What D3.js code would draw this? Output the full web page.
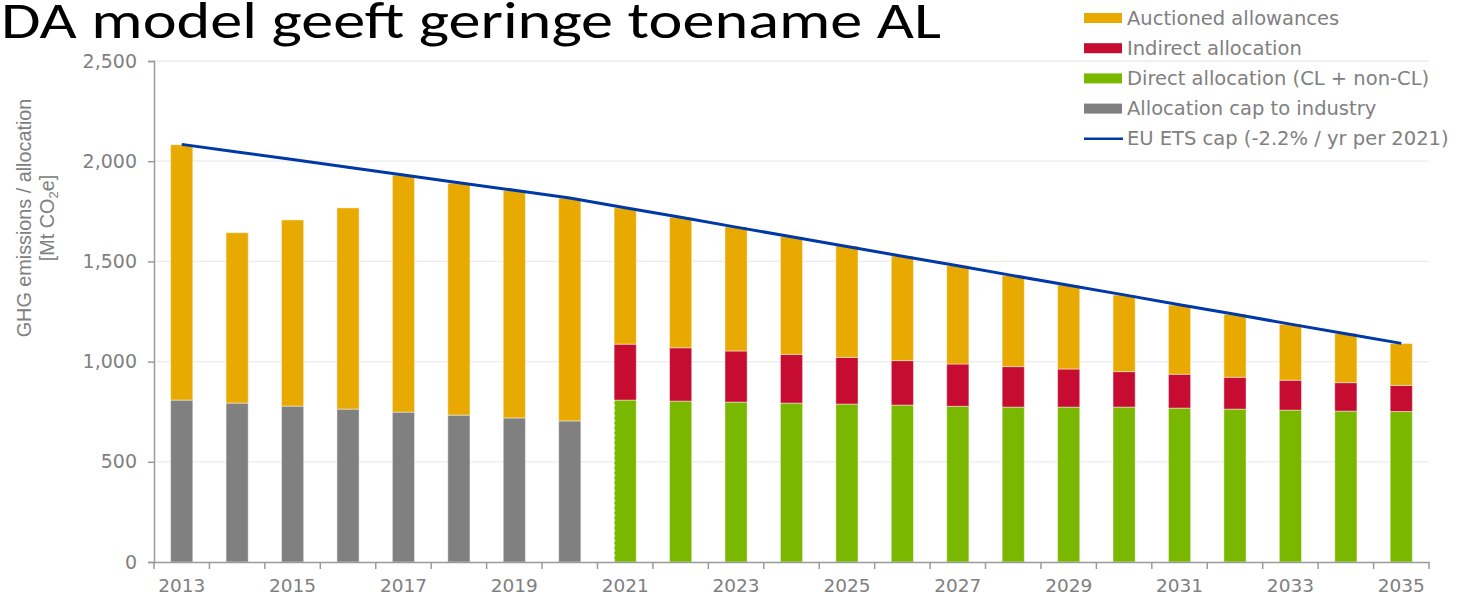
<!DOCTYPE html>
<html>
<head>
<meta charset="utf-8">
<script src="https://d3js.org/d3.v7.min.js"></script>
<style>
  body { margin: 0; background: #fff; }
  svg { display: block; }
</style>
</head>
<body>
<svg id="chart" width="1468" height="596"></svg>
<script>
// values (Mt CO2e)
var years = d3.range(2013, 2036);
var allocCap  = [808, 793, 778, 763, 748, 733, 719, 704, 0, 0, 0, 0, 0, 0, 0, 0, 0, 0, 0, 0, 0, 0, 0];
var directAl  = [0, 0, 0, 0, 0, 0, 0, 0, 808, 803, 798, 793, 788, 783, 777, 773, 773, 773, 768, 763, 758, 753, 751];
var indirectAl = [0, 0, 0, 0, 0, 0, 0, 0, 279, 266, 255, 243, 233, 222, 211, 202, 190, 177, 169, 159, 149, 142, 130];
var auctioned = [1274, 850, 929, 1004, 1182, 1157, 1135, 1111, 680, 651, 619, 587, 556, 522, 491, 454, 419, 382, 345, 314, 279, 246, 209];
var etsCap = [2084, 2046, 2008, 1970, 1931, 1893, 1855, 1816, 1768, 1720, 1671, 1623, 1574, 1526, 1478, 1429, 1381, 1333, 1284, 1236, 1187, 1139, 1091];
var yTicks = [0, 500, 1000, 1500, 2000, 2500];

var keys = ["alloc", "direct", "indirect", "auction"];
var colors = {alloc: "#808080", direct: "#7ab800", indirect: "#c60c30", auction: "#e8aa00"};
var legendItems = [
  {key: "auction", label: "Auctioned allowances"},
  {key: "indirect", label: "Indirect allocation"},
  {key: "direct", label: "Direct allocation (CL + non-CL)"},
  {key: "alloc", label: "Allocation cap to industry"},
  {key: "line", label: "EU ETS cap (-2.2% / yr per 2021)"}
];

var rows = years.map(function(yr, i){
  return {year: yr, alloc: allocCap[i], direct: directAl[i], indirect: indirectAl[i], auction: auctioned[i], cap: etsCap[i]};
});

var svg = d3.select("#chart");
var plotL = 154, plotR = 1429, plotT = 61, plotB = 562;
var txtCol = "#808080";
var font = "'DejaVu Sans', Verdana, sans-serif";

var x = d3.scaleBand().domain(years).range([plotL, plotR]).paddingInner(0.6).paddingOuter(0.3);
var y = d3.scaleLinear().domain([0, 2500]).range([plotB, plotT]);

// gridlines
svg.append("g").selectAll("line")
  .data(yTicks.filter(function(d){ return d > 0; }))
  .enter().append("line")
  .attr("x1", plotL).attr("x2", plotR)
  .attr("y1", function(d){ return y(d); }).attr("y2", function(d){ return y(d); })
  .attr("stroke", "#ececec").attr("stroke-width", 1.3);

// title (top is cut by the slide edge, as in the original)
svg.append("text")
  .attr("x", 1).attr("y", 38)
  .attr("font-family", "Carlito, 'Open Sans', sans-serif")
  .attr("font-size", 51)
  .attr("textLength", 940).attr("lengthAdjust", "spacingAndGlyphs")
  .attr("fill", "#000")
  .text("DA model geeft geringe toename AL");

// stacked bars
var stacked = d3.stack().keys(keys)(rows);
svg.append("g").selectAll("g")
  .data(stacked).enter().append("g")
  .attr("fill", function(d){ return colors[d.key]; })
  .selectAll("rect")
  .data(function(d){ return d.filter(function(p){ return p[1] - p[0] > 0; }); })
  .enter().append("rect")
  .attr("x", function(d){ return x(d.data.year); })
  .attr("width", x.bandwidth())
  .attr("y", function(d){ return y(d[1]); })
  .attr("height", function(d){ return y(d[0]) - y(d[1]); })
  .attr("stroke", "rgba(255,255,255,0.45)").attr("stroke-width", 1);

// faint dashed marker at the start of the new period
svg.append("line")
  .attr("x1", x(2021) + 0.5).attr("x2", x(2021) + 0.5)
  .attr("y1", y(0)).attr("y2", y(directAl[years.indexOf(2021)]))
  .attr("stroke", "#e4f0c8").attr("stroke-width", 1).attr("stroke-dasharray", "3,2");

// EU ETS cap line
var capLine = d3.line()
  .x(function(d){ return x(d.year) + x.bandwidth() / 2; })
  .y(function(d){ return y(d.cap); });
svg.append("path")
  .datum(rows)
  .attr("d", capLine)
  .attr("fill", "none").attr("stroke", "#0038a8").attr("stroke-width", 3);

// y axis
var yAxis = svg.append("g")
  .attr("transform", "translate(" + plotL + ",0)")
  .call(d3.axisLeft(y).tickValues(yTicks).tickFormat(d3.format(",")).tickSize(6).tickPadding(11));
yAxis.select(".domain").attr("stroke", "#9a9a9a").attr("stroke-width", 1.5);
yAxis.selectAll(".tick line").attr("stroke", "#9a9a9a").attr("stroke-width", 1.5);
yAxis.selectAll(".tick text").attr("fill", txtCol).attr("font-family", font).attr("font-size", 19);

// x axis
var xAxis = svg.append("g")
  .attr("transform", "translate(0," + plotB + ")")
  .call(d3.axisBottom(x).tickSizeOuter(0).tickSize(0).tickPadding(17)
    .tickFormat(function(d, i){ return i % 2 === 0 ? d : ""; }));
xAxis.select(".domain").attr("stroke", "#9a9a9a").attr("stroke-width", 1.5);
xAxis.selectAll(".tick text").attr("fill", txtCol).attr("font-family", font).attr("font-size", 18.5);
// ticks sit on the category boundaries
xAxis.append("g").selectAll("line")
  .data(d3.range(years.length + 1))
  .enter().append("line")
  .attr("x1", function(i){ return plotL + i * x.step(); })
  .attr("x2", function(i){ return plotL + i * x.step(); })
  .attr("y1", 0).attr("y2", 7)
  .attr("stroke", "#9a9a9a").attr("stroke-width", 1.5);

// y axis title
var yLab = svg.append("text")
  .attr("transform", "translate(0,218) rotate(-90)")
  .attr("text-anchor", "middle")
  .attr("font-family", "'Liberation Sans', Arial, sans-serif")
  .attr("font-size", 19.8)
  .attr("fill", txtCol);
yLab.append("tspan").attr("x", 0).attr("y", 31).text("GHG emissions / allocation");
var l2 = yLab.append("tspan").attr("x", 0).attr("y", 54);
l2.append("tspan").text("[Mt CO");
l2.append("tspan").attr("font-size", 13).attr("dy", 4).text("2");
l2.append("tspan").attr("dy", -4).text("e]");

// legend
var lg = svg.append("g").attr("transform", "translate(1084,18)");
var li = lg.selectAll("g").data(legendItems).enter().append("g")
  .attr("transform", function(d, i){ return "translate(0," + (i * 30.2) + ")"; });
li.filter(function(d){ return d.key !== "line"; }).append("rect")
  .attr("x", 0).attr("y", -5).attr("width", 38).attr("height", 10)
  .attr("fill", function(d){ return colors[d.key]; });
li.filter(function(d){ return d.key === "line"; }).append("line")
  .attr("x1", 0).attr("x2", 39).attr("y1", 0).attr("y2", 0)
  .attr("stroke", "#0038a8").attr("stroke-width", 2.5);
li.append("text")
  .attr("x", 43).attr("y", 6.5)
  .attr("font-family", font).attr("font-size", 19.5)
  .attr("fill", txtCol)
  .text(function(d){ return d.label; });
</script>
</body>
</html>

===============

**AIM:** Do not copy the pictures, but repeat every line exactly.

**RIGHT ANSWER:**
What D3.js code would draw this? Output the full web page.
<!DOCTYPE html>
<html>
<head>
<meta charset="utf-8">
<script src="https://d3js.org/d3.v7.min.js"></script>
<style>
  body { margin: 0; background: #fff; }
  svg { display: block; }
</style>
</head>
<body>
<svg id="chart" width="1468" height="596"></svg>
<script>
// values (Mt CO2e)
var years = d3.range(2013, 2036);
var allocCap  = [808, 793, 778, 763, 748, 733, 719, 704, 0, 0, 0, 0, 0, 0, 0, 0, 0, 0, 0, 0, 0, 0, 0];
var directAl  = [0, 0, 0, 0, 0, 0, 0, 0, 808, 803, 798, 793, 788, 783, 777, 773, 773, 773, 768, 763, 758, 753, 751];
var indirectAl = [0, 0, 0, 0, 0, 0, 0, 0, 279, 266, 255, 243, 233, 222, 211, 202, 190, 177, 169, 159, 149, 142, 130];
var auctioned = [1274, 850, 929, 1004, 1182, 1157, 1135, 1111, 680, 651, 619, 587, 556, 522, 491, 454, 419, 382, 345, 314, 279, 246, 209];
var etsCap = [2084, 2046, 2008, 1970, 1931, 1893, 1855, 1816, 1768, 1720, 1671, 1623, 1574, 1526, 1478, 1429, 1381, 1333, 1284, 1236, 1187, 1139, 1091];
var yTicks = [0, 500, 1000, 1500, 2000, 2500];

var keys = ["alloc", "direct", "indirect", "auction"];
var colors = {alloc: "#808080", direct: "#7ab800", indirect: "#c60c30", auction: "#e8aa00"};
var legendItems = [
  {key: "auction", label: "Auctioned allowances"},
  {key: "indirect", label: "Indirect allocation"},
  {key: "direct", label: "Direct allocation (CL + non-CL)"},
  {key: "alloc", label: "Allocation cap to industry"},
  {key: "line", label: "EU ETS cap (-2.2% / yr per 2021)"}
];

var rows = years.map(function(yr, i){
  return {year: yr, alloc: allocCap[i], direct: directAl[i], indirect: indirectAl[i], auction: auctioned[i], cap: etsCap[i]};
});

var svg = d3.select("#chart");
var plotL = 154, plotR = 1429, plotT = 61, plotB = 562;
var txtCol = "#808080";
var font = "'DejaVu Sans', Verdana, sans-serif";

var x = d3.scaleBand().domain(years).range([plotL, plotR]).paddingInner(0.6).paddingOuter(0.3);
var y = d3.scaleLinear().domain([0, 2500]).range([plotB, plotT]);

// gridlines
svg.append("g").selectAll("line")
  .data(yTicks.filter(function(d){ return d > 0; }))
  .enter().append("line")
  .attr("x1", plotL).attr("x2", plotR)
  .attr("y1", function(d){ return y(d); }).attr("y2", function(d){ return y(d); })
  .attr("stroke", "#ececec").attr("stroke-width", 1.3);

// title (top is cut by the slide edge, as in the original)
svg.append("text")
  .attr("x", 1).attr("y", 38)
  .attr("font-family", "Carlito, 'Open Sans', sans-serif")
  .attr("font-size", 51)
  .attr("textLength", 940).attr("lengthAdjust", "spacingAndGlyphs")
  .attr("fill", "#000")
  .text("DA model geeft geringe toename AL");

// stacked bars
var stacked = d3.stack().keys(keys)(rows);
svg.append("g").selectAll("g")
  .data(stacked).enter().append("g")
  .attr("fill", function(d){ return colors[d.key]; })
  .selectAll("rect")
  .data(function(d){ return d.filter(function(p){ return p[1] - p[0] > 0; }); })
  .enter().append("rect")
  .attr("x", function(d){ return x(d.data.year); })
  .attr("width", x.bandwidth())
  .attr("y", function(d){ return y(d[1]); })
  .attr("height", function(d){ return y(d[0]) - y(d[1]); })
  .attr("stroke", "rgba(255,255,255,0.45)").attr("stroke-width", 1);

// faint dashed marker at the start of the new period
svg.append("line")
  .attr("x1", x(2021) + 0.5).attr("x2", x(2021) + 0.5)
  .attr("y1", y(0)).attr("y2", y(directAl[years.indexOf(2021)]))
  .attr("stroke", "#e4f0c8").attr("stroke-width", 1).attr("stroke-dasharray", "3,2");

// EU ETS cap line
var capLine = d3.line()
  .x(function(d){ return x(d.year) + x.bandwidth() / 2; })
  .y(function(d){ return y(d.cap); });
svg.append("path")
  .datum(rows)
  .attr("d", capLine)
  .attr("fill", "none").attr("stroke", "#0038a8").attr("stroke-width", 3);

// y axis
var yAxis = svg.append("g")
  .attr("transform", "translate(" + plotL + ",0)")
  .call(d3.axisLeft(y).tickValues(yTicks).tickFormat(d3.format(",")).tickSize(6).tickPadding(11));
yAxis.select(".domain").attr("stroke", "#9a9a9a").attr("stroke-width", 1.5);
yAxis.selectAll(".tick line").attr("stroke", "#9a9a9a").attr("stroke-width", 1.5);
yAxis.selectAll(".tick text").attr("fill", txtCol).attr("font-family", font).attr("font-size", 19);

// x axis
var xAxis = svg.append("g")
  .attr("transform", "translate(0," + plotB + ")")
  .call(d3.axisBottom(x).tickSizeOuter(0).tickSize(0).tickPadding(17)
    .tickFormat(function(d, i){ return i % 2 === 0 ? d : ""; }));
xAxis.select(".domain").attr("stroke", "#9a9a9a").attr("stroke-width", 1.5);
xAxis.selectAll(".tick text").attr("fill", txtCol).attr("font-family", font).attr("font-size", 18.5);
// ticks sit on the category boundaries
xAxis.append("g").selectAll("line")
  .data(d3.range(years.length + 1))
  .enter().append("line")
  .attr("x1", function(i){ return plotL + i * x.step(); })
  .attr("x2", function(i){ return plotL + i * x.step(); })
  .attr("y1", 0).attr("y2", 7)
  .attr("stroke", "#9a9a9a").attr("stroke-width", 1.5);

// y axis title
var yLab = svg.append("text")
  .attr("transform", "translate(0,218) rotate(-90)")
  .attr("text-anchor", "middle")
  .attr("font-family", "'Liberation Sans', Arial, sans-serif")
  .attr("font-size", 19.8)
  .attr("fill", txtCol);
yLab.append("tspan").attr("x", 0).attr("y", 31).text("GHG emissions / allocation");
var l2 = yLab.append("tspan").attr("x", 0).attr("y", 54);
l2.append("tspan").text("[Mt CO");
l2.append("tspan").attr("font-size", 13).attr("dy", 4).text("2");
l2.append("tspan").attr("dy", -4).text("e]");

// legend
var lg = svg.append("g").attr("transform", "translate(1084,18)");
var li = lg.selectAll("g").data(legendItems).enter().append("g")
  .attr("transform", function(d, i){ return "translate(0," + (i * 30.2) + ")"; });
li.filter(function(d){ return d.key !== "line"; }).append("rect")
  .attr("x", 0).attr("y", -5).attr("width", 38).attr("height", 10)
  .attr("fill", function(d){ return colors[d.key]; });
li.filter(function(d){ return d.key === "line"; }).append("line")
  .attr("x1", 0).attr("x2", 39).attr("y1", 0).attr("y2", 0)
  .attr("stroke", "#0038a8").attr("stroke-width", 2.5);
li.append("text")
  .attr("x", 43).attr("y", 6.5)
  .attr("font-family", font).attr("font-size", 19.5)
  .attr("fill", txtCol)
  .text(function(d){ return d.label; });
</script>
</body>
</html>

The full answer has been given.